BE HONEST WITHIN THE FAMILY CIRCLE
Honesty is also required within the family circle. In money matters and in the use of one’s time there is often the temptation for marriage mates to be dishonest. Wives may misrepresent how much they spend on groceries so as to have money for something that their husbands may consider a luxury.
Then there is the matter of being honest in sex interest. It is not honest for marriage mates to show romantic interest in another aside from one’s marriage mate. Dishonesty in little things, such as flirting, hurts the other and could well lead to more serious things, such as an infatuation, which, in turn, might result in adultery and disfellowshiping from the Christian congregation.—Prov. 5:15-23.

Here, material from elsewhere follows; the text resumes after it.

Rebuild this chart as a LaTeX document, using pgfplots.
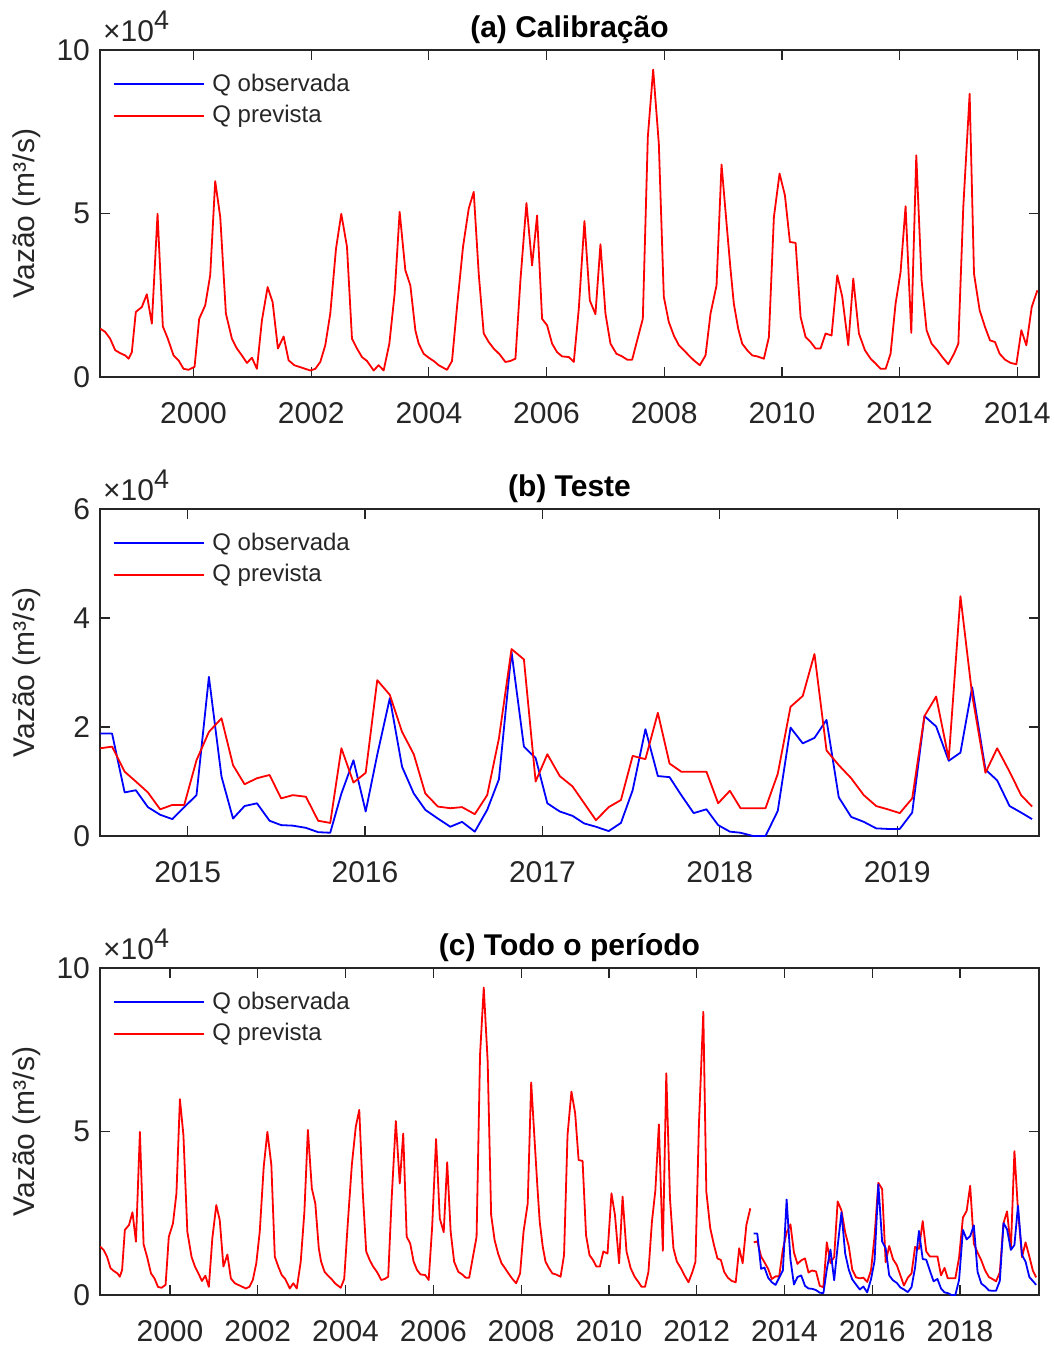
\documentclass[border=0pt]{standalone}
\usepackage{pgfplots}
\pgfplotsset{compat=1.18}
\usepackage{pgfplotstable}
\usepackage{fontspec}
\setmainfont{Liberation Sans}
\definecolor{axgray}{RGB}{38,38,38}

\pgfplotstableread{
t q
1998.413 14800
1998.498 13800
1998.583 11700
1998.668 8200
1998.753 7300
1998.838 6600
1998.895 5600
1998.951 7600
1999.019 19900
1999.121 21400
1999.206 25300
1999.291 16300
1999.388 49900
1999.478 15500
1999.563 11700
1999.660 6600
1999.745 5100
1999.830 2500
1999.915 2200
2000.017 3100
2000.096 17800
2000.198 21900
2000.283 31100
2000.368 59900
2000.454 48900
2000.550 19400
2000.652 11700
2000.737 8700
2000.822 6600
2000.907 4300
2000.992 5900
2001.077 2500
2001.162 17300
2001.259 27500
2001.344 22900
2001.434 8700
2001.531 12400
2001.616 5100
2001.712 3600
2001.797 3100
2001.899 2500
2001.984 2000
2002.069 2500
2002.154 4600
2002.239 9700
2002.324 19400
2002.421 39200
2002.511 49900
2002.608 39800
2002.693 11700
2002.778 8700
2002.863 6100
2002.948 4900
2003.061 2000
2003.146 3600
2003.231 2000
2003.328 10200
2003.418 25500
2003.503 50500
2003.600 32600
2003.685 28000
2003.770 14300
2003.827 10200
2003.912 7100
2003.997 5900
2004.082 4900
2004.167 3600
2004.308 2200
2004.393 4900
2004.478 21400
2004.580 39800
2004.677 51500
2004.762 56600
2004.847 31600
2004.932 13300
2005.017 10700
2005.102 8700
2005.204 6900
2005.300 4600
2005.385 4900
2005.471 5600
2005.556 29600
2005.658 53200
2005.754 34100
2005.839 49400
2005.924 17800
2006.009 15800
2006.094 10200
2006.179 7600
2006.264 6300
2006.378 6100
2006.463 4600
2006.548 20900
2006.644 47700
2006.735 23400
2006.831 19200
2006.916 40600
2007.001 19400
2007.086 10200
2007.188 7100
2007.285 6300
2007.370 5300
2007.455 5300
2007.540 11200
2007.636 17800
2007.721 73400
2007.812 94000
2007.908 71400
2007.993 24500
2008.078 16800
2008.163 12700
2008.248 9700
2008.333 8200
2008.418 6600
2008.503 5100
2008.605 3600
2008.702 6600
2008.787 19400
2008.889 28000
2008.974 65000
2009.059 47000
2009.126 33100
2009.183 22400
2009.257 14800
2009.325 10200
2009.410 8200
2009.495 6600
2009.580 6300
2009.694 5600
2009.779 12200
2009.864 48900
2009.960 62200
2010.051 55600
2010.136 41300
2010.233 41000
2010.318 18300
2010.403 12200
2010.488 10700
2010.572 8700
2010.657 8700
2010.742 13300
2010.844 12700
2010.941 31100
2011.026 24500
2011.128 9700
2011.213 30100
2011.309 13300
2011.411 8200
2011.508 5600
2011.593 4100
2011.678 2500
2011.763 2500
2011.847 7100
2011.932 22400
2012.017 32100
2012.102 52200
2012.199 13500
2012.284 67800
2012.374 29600
2012.459 14300
2012.544 10200
2012.641 8200
2012.726 6100
2012.828 3900
2012.925 7100
2012.999 10200
2013.083 52000
2013.191 86600
2013.265 31600
2013.361 20400
2013.452 15300
2013.537 11200
2013.622 10700
2013.701 7100
2013.792 5300
2013.888 4300
2013.985 3900
2014.070 14300
2014.155 9700
2014.246 21400
2014.342 26500
}\calib

\pgfplotstableread{
t obs prev
2014.508 18800 16100
2014.574 18800 16400
2014.645 8000 11800
2014.708 8400 10000
2014.776 5300 8000
2014.845 3900 4900
2014.914 3100 5700
2014.981 5300 5700
2015.050 7500 13900
2015.120 29200 19100
2015.191 10900 21600
2015.256 3200 13000
2015.321 5500 9500
2015.391 6000 10600
2015.462 2800 11200
2015.527 2000 6900
2015.593 1900 7500
2015.667 1500 7200
2015.736 700 2800
2015.804 600 2400
2015.867 7800 16100
2015.935 13900 9800
2016.004 4500 11600
2016.069 14900 28600
2016.140 25300 25900
2016.209 12700 19100
2016.275 7800 15000
2016.340 4800 7800
2016.411 3200 5400
2016.481 1700 5100
2016.547 2600 5300
2016.619 800 4000
2016.689 4800 7500
2016.755 10400 17900
2016.826 33800 34300
2016.896 16400 32400
2016.962 14300 10000
2017.028 6000 15000
2017.098 4500 11000
2017.170 3700 9100
2017.236 2300 6000
2017.302 1700 2900
2017.374 900 5300
2017.443 2400 6600
2017.509 8400 14700
2017.581 19600 14100
2017.651 11000 22600
2017.717 10800 13300
2017.783 7500 11800
2017.853 4200 11800
2017.925 4900 11800
2017.991 2000 6000
2018.057 800 8300
2018.117 600 5100
2018.188 0 5100
2018.258 0 5100
2018.327 4600 11400
2018.399 19900 23700
2018.468 17000 25700
2018.534 18000 33400
2018.602 21300 15700
2018.671 7100 13000
2018.741 3500 10600
2018.812 2600 7500
2018.882 1400 5500
2018.947 1300 4900
2019.015 1300 4200
2019.085 4300 6900
2019.154 22000 22000
2019.220 20100 25600
2019.291 13800 14100
2019.357 15300 44000
2019.423 27300 25900
2019.498 12200 11600
2019.564 10200 16100
2019.634 5500 11800
2019.699 4300 7500
2019.761 3100 5400
}\teste

\newcommand{\tfont}{\fontsize{15}{18}\selectfont}
\newcommand{\escala}{\node[anchor=base west, inner sep=0pt, font=\tfont, text=axgray] at (rel axis cs:0.003,1.0245) {×10\raisebox{0.8ex}{\fontsize{13.5}{13.5}\selectfont 4}};}

\pgfplotsset{
  painel/.style={
    scale only axis, width=469.5pt, height=163.5pt,
    axis line style={draw=axgray, line width=0.6pt},
    every tick/.style={draw=axgray, line width=0.6pt},
    tick align=inside, major tick length=5pt,
    ticklabel style={font=\tfont, text=axgray},
    xticklabel style={yshift=-9pt},
    yticklabel style={xshift=-1.5pt},
    /pgf/number format/1000 sep={},
    /pgf/number format/assume math mode=true,
    scaled y ticks=false,
    ylabel={Vazão (m³/s)},
    every axis y label/.style={at={(axis description cs:-0.078,0.5)}, rotate=90, anchor=center, font=\tfont, text=axgray},
    every axis title/.style={at={(axis description cs:0.5,1.062)}, anchor=center, font=\bfseries\tfont, text=black},
    legend style={at={(axis description cs:0.013,0.94)}, anchor=north west, draw=none, fill=none, font=\fontsize{12}{14}\selectfont, text=axgray, row sep=1.5pt, inner sep=0pt},
    legend cell align=left,
    legend image code/.code={\draw[#1] (0pt,0pt) -- (45pt,0pt);},
    /tikz/every odd column/.append style={column sep=2pt},
    clip mode=individual,
  },
  serie/.style={line width=0.9pt, line join=round},
}

\begin{document}
\begin{tikzpicture}
\useasboundingbox (0,0) rectangle (527pt,-673.5pt);

% (a)
\begin{axis}[painel, at={(50pt,-188.5pt)}, anchor=south west,
  title={(a) Calibração},
  xmin=1998.41, xmax=2014.37, ymin=0, ymax=100000,
  xtick={2000,2002,...,2014},
  ytick={0,50000,100000}, yticklabels={0,5,10}]
\addlegendimage{blue, serie}
\addlegendentry{Q observada}
\addlegendimage{red, serie}
\addlegendentry{Q prevista}
\addplot[red, serie, forget plot] table[x=t, y=q] {\calib};
\escala
\end{axis}

% (b)
\begin{axis}[painel, at={(50pt,-418pt)}, anchor=south west,
  title={(b) Teste},
  xmin=2014.506, xmax=2019.80, ymin=0, ymax=60000,
  xtick={2015,2016,...,2019},
  ytick={0,20000,40000,60000}, yticklabels={0,2,4,6}]
\addlegendimage{blue, serie}
\addlegendentry{Q observada}
\addlegendimage{red, serie}
\addlegendentry{Q prevista}
\addplot[blue, serie, forget plot] table[x=t, y=obs] {\teste};
\addplot[red, serie, forget plot] table[x=t, y=prev] {\teste};
\escala
\end{axis}

% (c)
\begin{axis}[painel, at={(50pt,-647.5pt)}, anchor=south west,
  title={(c) Todo o período},
  xmin=1998.405, xmax=2019.80, ymin=0, ymax=100000,
  xtick={2000,2002,...,2018},
  ytick={0,50000,100000}, yticklabels={0,5,10}]
\addlegendimage{blue, serie}
\addlegendentry{Q observada}
\addlegendimage{red, serie}
\addlegendentry{Q prevista}
\addplot[red, serie, forget plot] table[x expr={1998.405+0.930*(\thisrow{t}-1998.41)}, y=q] {\calib};
\addplot[red, serie, forget plot] table[x expr={2013.30+1.225*(\thisrow{t}-2014.508)}, y=prev] {\teste};
\addplot[blue, serie, forget plot] table[x expr={2013.30+1.225*(\thisrow{t}-2014.508)}, y=obs] {\teste};
\escala
\end{axis}
\end{tikzpicture}
\end{document}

Then, again, parents must be honest with their children. This includes their practicing what they preach in the way of adhering to Bible principles. Do parents tell their children not to lie, and then lie with regard to their tax reports? Do they tell children not to steal, and then take towels from a motel? Do they tell their children to be law-abiding, and they themselves violate traffic laws?

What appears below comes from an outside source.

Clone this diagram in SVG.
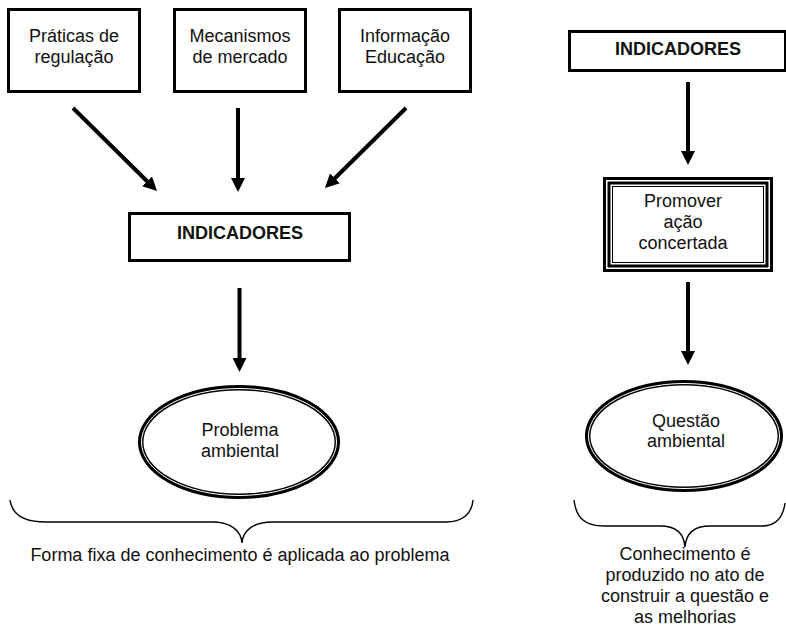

On the other hand, children must be honest with their parents. Their parents have the right to know what they are doing, who their friends are and how they are spending their time, money, and so forth. Practicing dishonesty in little things early in life may well set a pattern for becoming a criminal while one is still a teen-ager. All such is included in the Scriptural command for children to honor their parents.—Prov. 6:20-23; Eph. 6:1-3.
BE HONEST TOWARD OUTSIDERS
Christians have the obligation also to be honest in all their dealings with outsiders, those outside the Christian congregation and the family circle. For one thing, they must be exemplary taxpayers, wholly honest in this regard, for they have clear Scriptural injunctions to this effect. When the subject of paying taxes was brought to the attention of Jesus Christ, he said: “Pay back, therefore, Caesar’s things to Caesar, but God’s things to God.” And to the same import the apostle Paul counseled: “Render to all their dues, to him who calls for the tax, the tax.” Of course, this includes paying duty on things brought into one’s country.—Matt. 22:21; Rom. 13:7.
Christians should also be honest in their relations with their employers. They should not tell falsehoods to be excused from work or take advantage of circumstances to idle during work time. They are to work, “not with acts of eye-service, as men pleasers, but with sincerity of heart, with fear of Jehovah. Whatever you are doing, work at it whole-souled as to Jehovah, and not to men.” Yes, as wise King Solomon put it: “All that your hand finds to do, do with your very power.”—Col. 3:22, 23; Eccl. 9:10.
BEING HONEST IS REWARDED
A person should not be honest only because it pays. Those who are honest only because “honesty is the best policy” put policy ahead of honesty, and may find at times that honesty may not seem to be the best policy and so be tempted to be dishonest. However, since being honest is a Scriptural requirement, it is to be expected that good results will follow, in view of the Scriptural principle that “whatever a man is sowing, this he will also reap.”—Gal. 6:7.
Honesty brings a Christian the approval of God: “O Jehovah, who will be a guest in your tent? Who will reside in your holy mountain? He who is walking faultlessly and practicing righteousness and speaking the truth in his heart.” Yes, “the devious [dishonest] person is a detestable thing to Jehovah, but His intimacy is with the upright ones.”—Ps. 15:1, 2; Prov. 3:32.
Further, honesty works for a good conscience and so makes it easy to live with oneself. Christians repeatedly are commanded to have a good conscience, and is not being honest imperative to having one? (Rom. 13:5; 1 Tim. 1:5, 19; 1 Pet. 3:16) All should strive to be able to say as did Paul: “Brothers, I have behaved before God with a perfectly clear conscience down to this day.” What a reward, what a satisfaction, to be able to say that!—Acts 23:1.
Then, again, he who is honest will not be stumbling others. Jesus warned of this offense, saying that it would be better for one to have a millstone tied to one’s neck and thrown into the sea than for one to stumble one of his followers. (Luke 17:2) Here again Paul set a good example: “In no way are we giving any cause for stumbling, that our ministry might not be found fault with.” And he prayed that the Christians at Philippi might “not be stumbling others.”—2 Cor. 6:3; Phil. 1:9, 10.
And still another reward that comes from being honest is the good name that it gives Jehovah’s people. For example, in Spain a number of Witnesses are in prison because of their conscientious scruples. There the director of one prison asked the one in charge of the carpenter shop why he always put one of the Witnesses in charge of his equipment storage room, and he was told: “The Witnesses are the only reliable and honest persons in the prison. They don’t fight with others or gamble, nor do they sneak liquor into the prison against regulations.” A similar report comes from Hungary. There in one village the new police chief was quite hostile to Jehovah’s witnesses. Then one day a Witness brought to the police station a portfolio she had found and which contained a considerable sum of money. This caused him to change his mind about the Witnesses, as became evident by what he said at a party when he heard abusive remarks made about the Witnesses: “These people should not be abused in this way, because they are truly honest, the best of all people. If only all were Jehovah’s witnesses! I never have any trouble with them.”—1968 Yearbook of Jehovah’s Witnesses.
Is not that the way it should be? As Jesus said in his Sermon on the Mount: “Let your light shine before men, that they may see your fine works and give glory to your Father who is in the heavens.” Truly, there are many fine rewards for being honest!—Matt. 5:16.